The agreement was nonetheless highly controversial in the Philippines, and building domestic political pressure, along with the deterioration in relations between China and Vietnam, prevented the renewal and extension of the agreement, which expired in 2008.

It was around this time, in May 2008, that lawmakers from the left-wing Makabayan bloc, with support from the National Union of Peoples’ Lawyers, filed a petition seeking to void the JMSU. The petition claimed that the tripartite agreement was unconstitutional because it allowed foreign corporations – in this case, the state-owned China National Offshore Oil Corporation (CNOOC) and Vietnam Oil and Gas Corporation (PetroVietnam) – to take part in the exploration of petroleum resources lying within Philippine waters.

According to the petitioners, around 80 percent of the 142,886-square-kilometer area covered by the agreement lay within the Philippines’ 200-nautical-mile Exclusive Economic Zone. Critics also claimed that the JMSU was “shrouded in secrecy,” and that the CNOOC was the dominant partner in the agreement, taking charge of seismic exploration of hydrocarbon resources in areas where the countries’ claims overlapped.

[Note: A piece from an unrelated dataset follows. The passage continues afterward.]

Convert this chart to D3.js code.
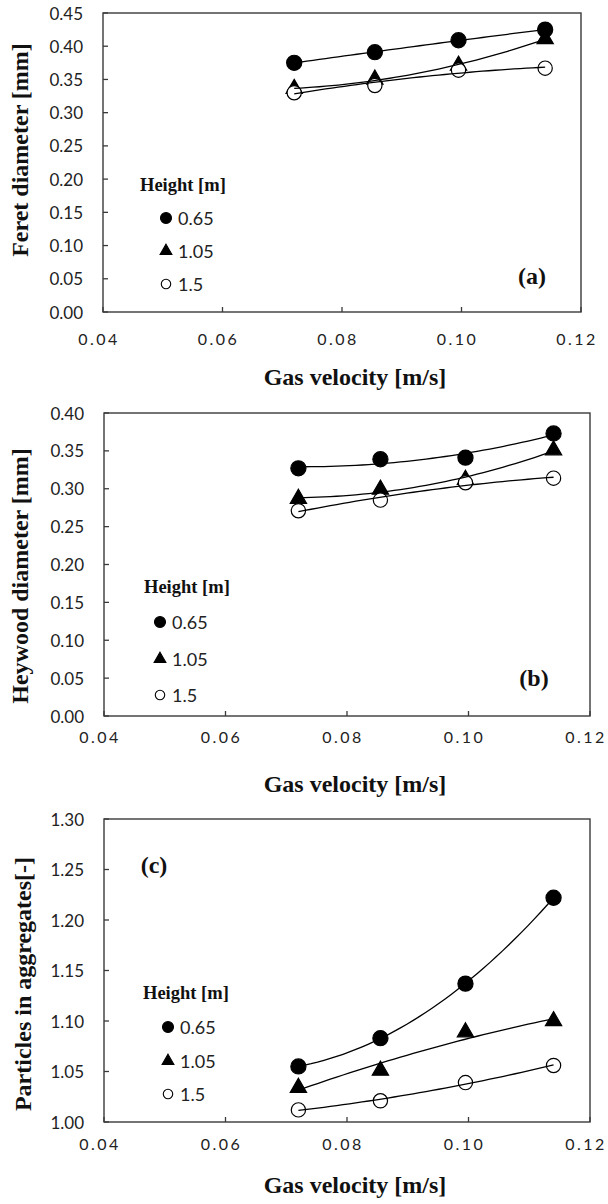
<!DOCTYPE html>
<html>
<head>
<meta charset="utf-8">
<script src="https://cdn.jsdelivr.net/npm/d3@7"></script>
<style>
  body { margin: 0; background: #fff; }
  svg { display: block; }
  .tick-y { font-family: Lato, "Open Sans", sans-serif; font-size: 17px; fill: #222; }
  .tick-x { font-family: Lato, "Open Sans", sans-serif; font-size: 16px; fill: #222; letter-spacing: 2.5px; }
  .serif-b { font-family: "Liberation Serif", "Times New Roman", serif; font-weight: bold; fill: #111; }
  .leg { font-family: Lato, "Open Sans", sans-serif; font-size: 18px; fill: #222; }
</style>
</head>
<body>
<div id="chart"></div>
<script>
// gas velocity values (m/s) shared by all panels
const xVel = [0.072, 0.0855, 0.0995, 0.114];
const xTicks = [0.04, 0.06, 0.08, 0.10, 0.12];
const heights = ["0.65", "1.05", "1.5"];

// (a) Feret diameter [mm]
const feret065 = [0.375, 0.391, 0.409, 0.425];
const feret105 = [0.336, 0.350, 0.371, 0.411];
const feret150 = [0.330, 0.341, 0.364, 0.367];

// (b) Heywood diameter [mm]
const heywood065 = [0.327, 0.339, 0.341, 0.373];
const heywood105 = [0.287, 0.299, 0.312, 0.351];
const heywood150 = [0.271, 0.285, 0.308, 0.314];

// (c) particles in aggregates [-]
const aggr065 = [1.055, 1.083, 1.137, 1.222];
const aggr105 = [1.034, 1.051, 1.089, 1.100];
const aggr150 = [1.012, 1.021, 1.039, 1.056];

const yTicksA = d3.range(0, 0.4501, 0.05);
const yTicksB = d3.range(0, 0.4001, 0.05);
const yTicksC = d3.range(1.0, 1.3001, 0.05);

const width = 608, height = 1204;

const svg = d3.select("#chart")
  .append("svg")
  .attr("width", width)
  .attr("height", height);

// excel style 2nd order polynomial trendline
function polyFit(xs, ys) {
  const mx = d3.mean(xs);
  const u = xs.map(x => x - mx);
  let s = [0, 0, 0, 0, 0], t = [0, 0, 0];
  u.forEach((x, i) => {
    for (let k = 0; k < 5; k++) s[k] += Math.pow(x, k);
    for (let k = 0; k < 3; k++) t[k] += ys[i] * Math.pow(x, k);
  });
  const M = [[s[0], s[1], s[2]], [s[1], s[2], s[3]], [s[2], s[3], s[4]]];
  const det = m => m[0][0] * (m[1][1] * m[2][2] - m[1][2] * m[2][1])
    - m[0][1] * (m[1][0] * m[2][2] - m[1][2] * m[2][0])
    + m[0][2] * (m[1][0] * m[2][1] - m[1][1] * m[2][0]);
  const D = det(M);
  const c = [0, 1, 2].map(j => {
    const Mj = M.map((row, r) => row.map((v, col) => col === j ? t[r] : v));
    return det(Mj) / D;
  });
  return x => c[0] + c[1] * (x - mx) + c[2] * (x - mx) * (x - mx);
}

const panels = [
  { series: [feret065, feret105, feret150], yDomain: [0, 0.45], yTicks: yTicksA,
    box: { l: 103, r: 581, t: 13, b: 312 }, title: "Feret diameter [mm]",
    titleX: 20, titleY: 150, xLab: 338, xTitle: 377, tag: "(a)", tagX: 532, tagY: 276,
    legX: 140, legY: 185, legRows: [218, 251, 284], legSym: 166 },
  { series: [heywood065, heywood105, heywood150], yDomain: [0, 0.40], yTicks: yTicksB,
    box: { l: 104, r: 590, t: 413, b: 716 }, title: "Heywood diameter [mm]",
    titleX: 20, titleY: 576, xLab: 736, xTitle: 784, tag: "(b)", tagX: 534, tagY: 678,
    legX: 144, legY: 587, legRows: [622, 659, 695], legSym: 160 },
  { series: [aggr065, aggr105, aggr150], yDomain: [1.0, 1.30], yTicks: yTicksC,
    box: { l: 104, r: 590, t: 819, b: 1122 }, title: "Particles in aggregates[-]",
    titleX: 23, titleY: 984, xLab: 1143, xTitle: 1185, tag: "(c)", tagX: 154, tagY: 865,
    legX: 143, legY: 993, legRows: [1027, 1061, 1094], legSym: 168 }
];

const markers = [
  { type: d3.symbolCircle, size: 180, fill: "#000", lsize: 95 },
  { type: d3.symbolTriangle, size: 115, fill: "#000", lsize: 60 },
  { type: d3.symbolCircle, size: 160, fill: "#fff", lsize: 70 }
];

panels.forEach(p => {
  const g = svg.append("g");
  const x = d3.scaleLinear().domain([0.04, 0.12]).range([p.box.l, p.box.r]);
  const y = d3.scaleLinear().domain(p.yDomain).range([p.box.b, p.box.t]);

  // frame
  g.append("rect")
    .attr("x", p.box.l).attr("y", p.box.t)
    .attr("width", p.box.r - p.box.l).attr("height", p.box.b - p.box.t)
    .attr("fill", "none").attr("stroke", "#3a3a3a").attr("stroke-width", 1.4);

  // inside ticks
  g.append("g").selectAll("line").data(p.yTicks).join("line")
    .attr("x1", p.box.l).attr("x2", p.box.l + 5)
    .attr("y1", d => y(d)).attr("y2", d => y(d))
    .attr("stroke", "#3a3a3a").attr("stroke-width", 1.3);
  g.append("g").selectAll("line").data(xTicks).join("line")
    .attr("x1", d => x(d)).attr("x2", d => x(d))
    .attr("y1", p.box.b).attr("y2", p.box.b - 5)
    .attr("stroke", "#3a3a3a").attr("stroke-width", 1.3);

  g.append("g").selectAll("text").data(p.yTicks).join("text")
    .attr("class", "tick-y")
    .attr("x", p.box.l - 20).attr("y", d => y(d))
    .attr("text-anchor", "end").attr("dominant-baseline", "central")
    .text(d => d3.format(".2f")(d));
  g.append("g").selectAll("text").data(xTicks).join("text")
    .attr("class", "tick-x")
    .attr("x", d => x(d) - 4).attr("y", p.xLab)
    .attr("text-anchor", "middle").attr("dominant-baseline", "central")
    .text(d => d3.format(".2f")(d));

  // axis titles
  g.append("text").attr("class", "serif-b")
    .attr("transform", `translate(${p.titleX},${p.titleY}) rotate(-90)`)
    .attr("text-anchor", "middle").attr("dominant-baseline", "central")
    .style("font-size", "24px")
    .text(p.title);
  g.append("text").attr("class", "serif-b")
    .attr("x", 355).attr("y", p.xTitle)
    .attr("text-anchor", "middle").attr("dominant-baseline", "central")
    .style("font-size", "24px")
    .text("Gas velocity [m/s]");

  g.append("text").attr("class", "serif-b")
    .attr("x", p.tagX).attr("y", p.tagY)
    .attr("text-anchor", "middle").attr("dominant-baseline", "central")
    .style("font-size", "24px")
    .text(p.tag);

  // markers first, trendlines over them
  p.series.forEach((s, i) => {
    const m = markers[i];
    g.append("g").selectAll("path").data(s).join("path")
      .attr("d", d3.symbol(m.type, m.size))
      .attr("transform", (d, j) => `translate(${x(xVel[j])},${y(d)})`)
      .attr("fill", m.fill).attr("stroke", "#000").attr("stroke-width", 1.2);
  });
  p.series.forEach(s => {
    const f = polyFit(xVel, s);
    const xs = d3.range(xVel[0], xVel[3] + 1e-9, (xVel[3] - xVel[0]) / 40);
    g.append("path")
      .datum(xs)
      .attr("d", d3.line().x(d => x(d)).y(d => y(f(d))))
      .attr("fill", "none").attr("stroke", "#000").attr("stroke-width", 1.3);
  });

  // legend
  g.append("text").attr("class", "serif-b")
    .attr("x", p.legX).attr("y", p.legY)
    .attr("dominant-baseline", "central")
    .style("font-size", "18.5px")
    .text("Height [m]");
  heights.forEach((h, i) => {
    const m = markers[i];
    g.append("path")
      .attr("d", d3.symbol(m.type, m.lsize))
      .attr("transform", `translate(${p.legSym},${p.legRows[i]})`)
      .attr("fill", m.fill).attr("stroke", "#000").attr("stroke-width", 1.1);
    g.append("text").attr("class", "leg")
      .attr("x", p.legSym + 12).attr("y", p.legRows[i])
      .attr("dominant-baseline", "central")
      .text(h);
  });
});
</script>
</body>
</html>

As detailed in a report from Rappler, Arroyo’s administration responded at the time that the agreement covered pre-exploration activities rather than “the exploration, development, and utilization” of petroleum resources as stated in the Constitution. In its ruling yesterday, however, the Supreme Court dismissed this line of argument, stating that “exploration” pertains to “a search or discovery of something in both its ordinary or technical sense.”

The Supreme Court’s ruling casts doubts over the viability of future joint oil and gas exploration between China and the Philippines. During his state visit to China last week, President Ferdinand Marcos Jr. and Chinese leader Xi Jinping expressed their willingness to revive negotiations for joint oil exploration in non-disputed – which is to say, Philippine-controlled – parts of the South China Sea.

Such agreements would seem to have been greatly complicated by the ruling, to say nothing of any potential Joint Development Agreement between China and the Philippines in waters that are still under dispute. (These would likely also violate the 2016 arbitral award handed down by a tribunal at The Hague, which ruled that China’s “nine-dash line” has no legal validity.)

As a result, the already small possibility that joint resource exploration could serve as a prelude to some kind of settlement between Beijing and Manila, or at least an abeyance of tensions, seems to have narrowed further.